***** DATASET CONTENT *****

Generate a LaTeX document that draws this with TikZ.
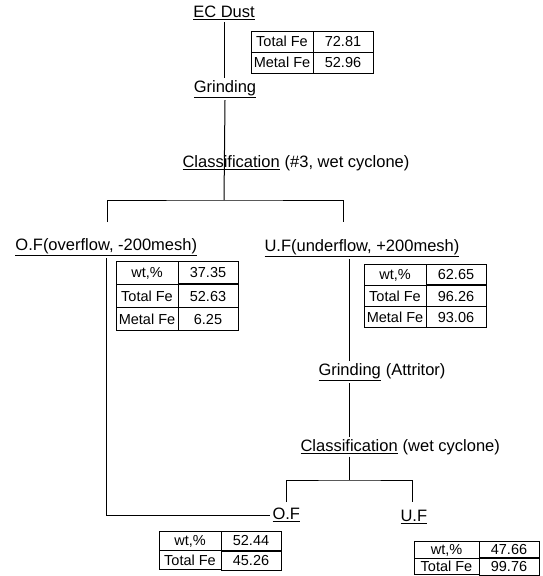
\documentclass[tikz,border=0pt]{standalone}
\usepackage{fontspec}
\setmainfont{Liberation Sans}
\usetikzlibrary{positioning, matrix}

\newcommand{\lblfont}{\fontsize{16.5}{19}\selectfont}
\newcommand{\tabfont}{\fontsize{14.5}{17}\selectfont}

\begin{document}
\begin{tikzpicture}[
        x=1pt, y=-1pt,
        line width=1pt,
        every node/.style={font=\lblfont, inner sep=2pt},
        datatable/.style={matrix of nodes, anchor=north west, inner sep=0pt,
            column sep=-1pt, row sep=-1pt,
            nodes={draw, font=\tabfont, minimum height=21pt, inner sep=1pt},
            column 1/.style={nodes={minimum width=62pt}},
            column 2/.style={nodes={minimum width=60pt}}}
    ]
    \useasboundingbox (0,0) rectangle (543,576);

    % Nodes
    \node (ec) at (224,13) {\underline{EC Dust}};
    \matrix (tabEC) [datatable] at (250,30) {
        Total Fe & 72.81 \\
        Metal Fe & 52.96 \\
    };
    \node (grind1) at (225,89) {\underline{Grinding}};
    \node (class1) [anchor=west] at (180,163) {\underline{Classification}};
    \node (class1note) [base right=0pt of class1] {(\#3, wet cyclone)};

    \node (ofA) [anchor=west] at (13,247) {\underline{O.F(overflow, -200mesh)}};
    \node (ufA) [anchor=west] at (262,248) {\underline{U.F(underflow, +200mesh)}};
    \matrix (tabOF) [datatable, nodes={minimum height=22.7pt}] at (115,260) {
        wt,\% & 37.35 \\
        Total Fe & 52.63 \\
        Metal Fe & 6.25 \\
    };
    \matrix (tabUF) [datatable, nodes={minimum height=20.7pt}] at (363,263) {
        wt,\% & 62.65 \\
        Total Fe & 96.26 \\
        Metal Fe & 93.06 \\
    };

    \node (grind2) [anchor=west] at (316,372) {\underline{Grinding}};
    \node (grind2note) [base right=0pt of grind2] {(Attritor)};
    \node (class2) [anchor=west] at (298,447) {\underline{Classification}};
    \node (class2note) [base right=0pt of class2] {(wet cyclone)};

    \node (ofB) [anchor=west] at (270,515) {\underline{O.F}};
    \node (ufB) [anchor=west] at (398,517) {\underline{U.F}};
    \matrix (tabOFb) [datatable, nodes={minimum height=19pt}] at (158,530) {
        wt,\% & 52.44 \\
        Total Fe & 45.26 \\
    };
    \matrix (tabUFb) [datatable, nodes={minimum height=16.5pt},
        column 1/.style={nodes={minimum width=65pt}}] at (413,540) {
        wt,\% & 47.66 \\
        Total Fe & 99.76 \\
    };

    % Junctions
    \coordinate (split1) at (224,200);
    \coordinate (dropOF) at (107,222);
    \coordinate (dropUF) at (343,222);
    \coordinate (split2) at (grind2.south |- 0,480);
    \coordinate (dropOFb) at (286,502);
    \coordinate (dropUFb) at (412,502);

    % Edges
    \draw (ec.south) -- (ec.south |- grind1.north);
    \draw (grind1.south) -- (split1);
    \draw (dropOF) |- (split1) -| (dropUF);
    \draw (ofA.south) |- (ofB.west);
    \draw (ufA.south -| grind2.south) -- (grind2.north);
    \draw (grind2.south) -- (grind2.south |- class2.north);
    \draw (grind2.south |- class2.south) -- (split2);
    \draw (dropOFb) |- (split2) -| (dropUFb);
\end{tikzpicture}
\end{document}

*****

OBJECTIVE — Write out exactly the lines between the start of the data and the line with "(class2note) [base right=0pt", including both, but none of the pictures.

TASK OUTPUT —
Generate a LaTeX document that draws this with TikZ.
\documentclass[tikz,border=0pt]{standalone}
\usepackage{fontspec}
\setmainfont{Liberation Sans}
\usetikzlibrary{positioning, matrix}

\newcommand{\lblfont}{\fontsize{16.5}{19}\selectfont}
\newcommand{\tabfont}{\fontsize{14.5}{17}\selectfont}

\begin{document}
\begin{tikzpicture}[
        x=1pt, y=-1pt,
        line width=1pt,
        every node/.style={font=\lblfont, inner sep=2pt},
        datatable/.style={matrix of nodes, anchor=north west, inner sep=0pt,
            column sep=-1pt, row sep=-1pt,
            nodes={draw, font=\tabfont, minimum height=21pt, inner sep=1pt},
            column 1/.style={nodes={minimum width=62pt}},
            column 2/.style={nodes={minimum width=60pt}}}
    ]
    \useasboundingbox (0,0) rectangle (543,576);

    % Nodes
    \node (ec) at (224,13) {\underline{EC Dust}};
    \matrix (tabEC) [datatable] at (250,30) {
        Total Fe & 72.81 \\
        Metal Fe & 52.96 \\
    };
    \node (grind1) at (225,89) {\underline{Grinding}};
    \node (class1) [anchor=west] at (180,163) {\underline{Classification}};
    \node (class1note) [base right=0pt of class1] {(\#3, wet cyclone)};

    \node (ofA) [anchor=west] at (13,247) {\underline{O.F(overflow, -200mesh)}};
    \node (ufA) [anchor=west] at (262,248) {\underline{U.F(underflow, +200mesh)}};
    \matrix (tabOF) [datatable, nodes={minimum height=22.7pt}] at (115,260) {
        wt,\% & 37.35 \\
        Total Fe & 52.63 \\
        Metal Fe & 6.25 \\
    };
    \matrix (tabUF) [datatable, nodes={minimum height=20.7pt}] at (363,263) {
        wt,\% & 62.65 \\
        Total Fe & 96.26 \\
        Metal Fe & 93.06 \\
    };

    \node (grind2) [anchor=west] at (316,372) {\underline{Grinding}};
    \node (grind2note) [base right=0pt of grind2] {(Attritor)};
    \node (class2) [anchor=west] at (298,447) {\underline{Classification}};
    \node (class2note) [base right=0pt of class2] {(wet cyclone)};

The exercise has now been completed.